We were in the last stage of a Sierra Club adventure through Panama. This was a visit to the Kuna Indians, a semi-autonomous group of indigenous Panamanians living in the San Blas Archipelago, just off Panama's Caribbean coast. The Kunas are organized into 25 individual tribes on 50 plus islands, and each tribe decides for itself what it will focus on for its livelihood. The tribe that we visited had set up a small resort with a half-dozen thatched roof huts and a dining area. This "seaside resort" was our reward for having survived an ill-begotten trek through a rainforest (complete with fording waist-deep rain-swollen streams and a broken leg) and a few days in the Darién, a large and isolated wildlife-filled national park along the Colombian border.
The De Havilland Twin Otter that picked us up in the Darién now put us down on a mainland airstrip from where we walked a few steps to waiting canoes. We were a dozen gringos aged 20 to 70; we could relax, snorkel, buy molas (the local specialty handicraft of colorful reverse appliqué decorating clothing, tote bags, whatever could be sewn), and we could visit the chief.
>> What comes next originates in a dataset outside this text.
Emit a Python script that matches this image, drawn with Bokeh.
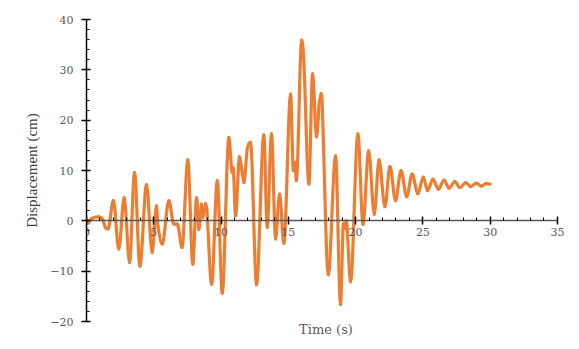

On our first day we went off to the tribe's other island where the long-house was located and got ourselves introduced. The chief explained a few things about his role as tribal leader, a few more things about his people, and then invited us to come to a coming-of-age ceremony the next evening there in the long-house. One dollar per person, por favor. We all obliged.
The coming-of-age ceremony, the inna suid, it turns out, celebrates the 12th birthday of a Kuna girl, a big deal in this matriarchal society. The whole tribe gets invited to a grand party. This ritual has tended to fall by the wayside in these days of larger tribe, plus higher expenses/greater expectations. But there happened to be two girls coming of age at nearly the same time; furthermore, it was New Year's Eve! Altogether, a fine excuse to reinstate the tradition.
The main attraction at any social event among the Kuna seems to be chi-chi. This is the local brew made from sugar cane juice. The fermentation process is started with saliva, corn squeezings are added for flavor, and huge cauldrons of the brew are stirred with canoe paddles for two weeks. This is done for all kinds of holidays.
The night of the big event arrived. At dusk, we were ferried over to the other island, walked to the party and found the entire tribe – perhaps 200 people – in the torch-lit overheated longhouse. A quiet buzz of conversations was overridden by the beat of bongos. A half dozen people were dancing to the bongo beat. They wore necklaces of pelican bones. (Bird bones are hollow – it makes for a lighter structure, easier to fly with, and thus, they make decent rattles.) At one end of the longhouse was a dugout canoe, into which several buckets of chi-chi had been poured. Behind the canoe-cum-punchbowl were two men scooping out the brew with coconut half-shells and handing them to two men on the other side of the canoe. These were designated drinkers, who would drink from the coconut shells as fast as they were handed to them. Eventually, they fell down drunk, were dragged away, and their places taken by two more "volunteers".
Later, we were told it would be the women's turn to get falling-down drunk. This celebration might go on for two or three days. Meanwhile, other coconut shells were being filled from the cauldrons and passed around to the rest of the crowd, including us gringos. We could have as much as we wanted (you can interpret that however you wish), and we did. How should I describe it? Well, imagine the cheapest mass-produced "lite" beer sweetened with corn syrup and tasting slightly of used corncobs. For color, think of dilute saliva or clam juice – a murky, grayish stuff. Needless to say, we gringos did not get falling-down drunk. Not even close. In fact, after a half-hour or so, we'd had enough of the heat and crowd and, wishing everyone a Próspero Año Nuevo, retreated to our rowboats and our beds.
Meanwhile, where were the birthday girls? They were locked up for a week in a special cabin, where their grandmothers gave each one her first haircut – in some tribes right down to the scalp (revealing "the beautiful woman underneath") – and were telling them all about Life.